Exactly the lines from the one with "Convert this chart to matplotlib code." through the one with "from matplotlib.patches import Rectangle", inclusive, are to be repeated, and the pictures are not.

## Begin Dataset

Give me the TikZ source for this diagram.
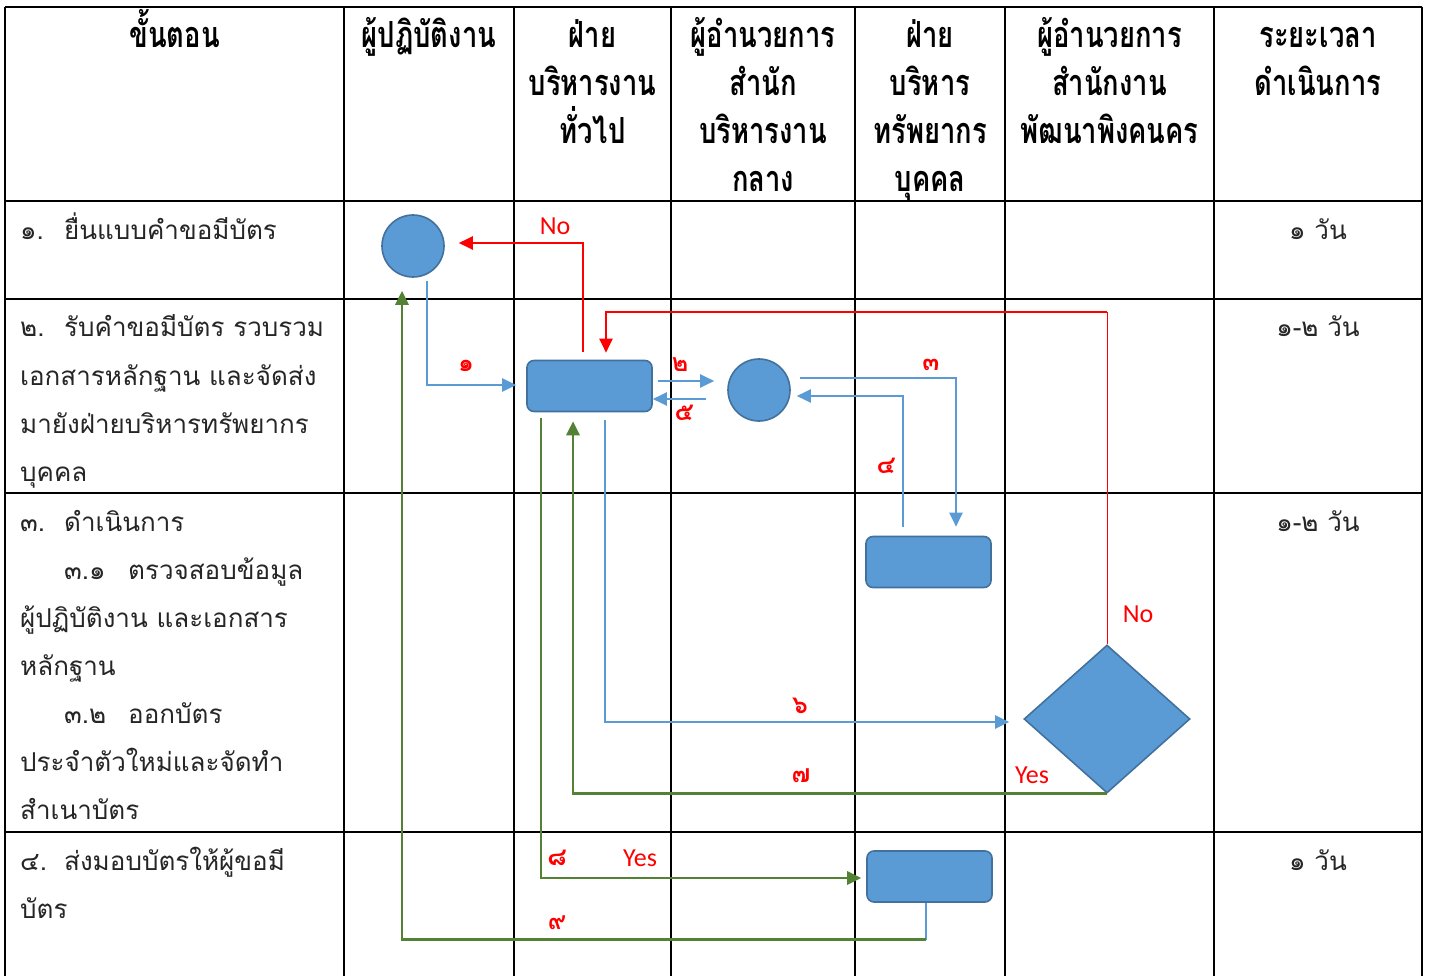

## End Dataset
## Begin Dataset

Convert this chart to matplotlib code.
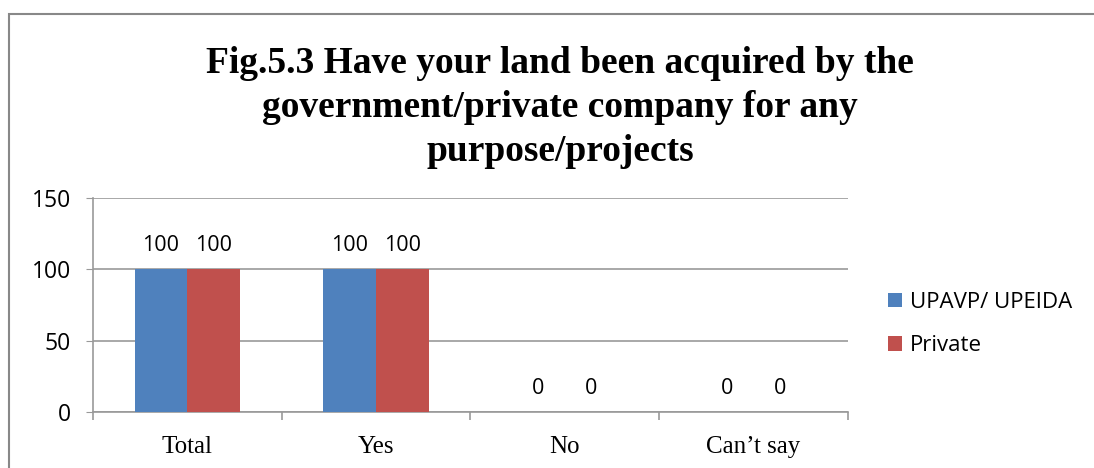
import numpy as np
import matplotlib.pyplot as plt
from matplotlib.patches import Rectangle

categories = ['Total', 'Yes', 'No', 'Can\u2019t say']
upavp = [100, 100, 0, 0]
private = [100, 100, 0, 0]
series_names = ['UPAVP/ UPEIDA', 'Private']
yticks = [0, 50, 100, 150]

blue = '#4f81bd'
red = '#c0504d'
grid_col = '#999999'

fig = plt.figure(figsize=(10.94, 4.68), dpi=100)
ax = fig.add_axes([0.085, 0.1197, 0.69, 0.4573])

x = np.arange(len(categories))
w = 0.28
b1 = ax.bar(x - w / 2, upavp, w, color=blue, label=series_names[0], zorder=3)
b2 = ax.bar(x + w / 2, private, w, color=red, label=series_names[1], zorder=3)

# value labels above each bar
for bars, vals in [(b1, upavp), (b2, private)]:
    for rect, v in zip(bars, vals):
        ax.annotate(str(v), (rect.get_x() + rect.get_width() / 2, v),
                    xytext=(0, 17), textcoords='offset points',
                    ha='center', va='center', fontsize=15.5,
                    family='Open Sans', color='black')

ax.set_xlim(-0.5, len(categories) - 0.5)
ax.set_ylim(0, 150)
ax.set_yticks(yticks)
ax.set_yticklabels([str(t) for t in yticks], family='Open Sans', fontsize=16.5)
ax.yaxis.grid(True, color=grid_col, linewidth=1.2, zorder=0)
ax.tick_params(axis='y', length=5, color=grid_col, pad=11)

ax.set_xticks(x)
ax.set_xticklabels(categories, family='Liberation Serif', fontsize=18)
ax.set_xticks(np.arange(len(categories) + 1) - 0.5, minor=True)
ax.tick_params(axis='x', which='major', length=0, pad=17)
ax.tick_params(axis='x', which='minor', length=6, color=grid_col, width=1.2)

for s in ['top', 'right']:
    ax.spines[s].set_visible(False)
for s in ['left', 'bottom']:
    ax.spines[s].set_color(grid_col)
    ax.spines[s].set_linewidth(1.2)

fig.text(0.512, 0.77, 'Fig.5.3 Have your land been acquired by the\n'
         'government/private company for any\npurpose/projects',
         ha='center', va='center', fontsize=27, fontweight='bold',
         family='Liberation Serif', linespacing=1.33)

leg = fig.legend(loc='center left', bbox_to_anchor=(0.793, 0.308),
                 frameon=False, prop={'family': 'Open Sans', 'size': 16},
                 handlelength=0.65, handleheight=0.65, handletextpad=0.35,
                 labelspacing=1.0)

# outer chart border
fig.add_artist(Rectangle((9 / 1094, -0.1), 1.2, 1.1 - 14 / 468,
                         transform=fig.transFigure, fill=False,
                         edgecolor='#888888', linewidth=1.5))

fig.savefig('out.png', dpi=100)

## End Dataset

Exercise result —
Convert this chart to matplotlib code.
import numpy as np
import matplotlib.pyplot as plt
from matplotlib.patches import Rectangle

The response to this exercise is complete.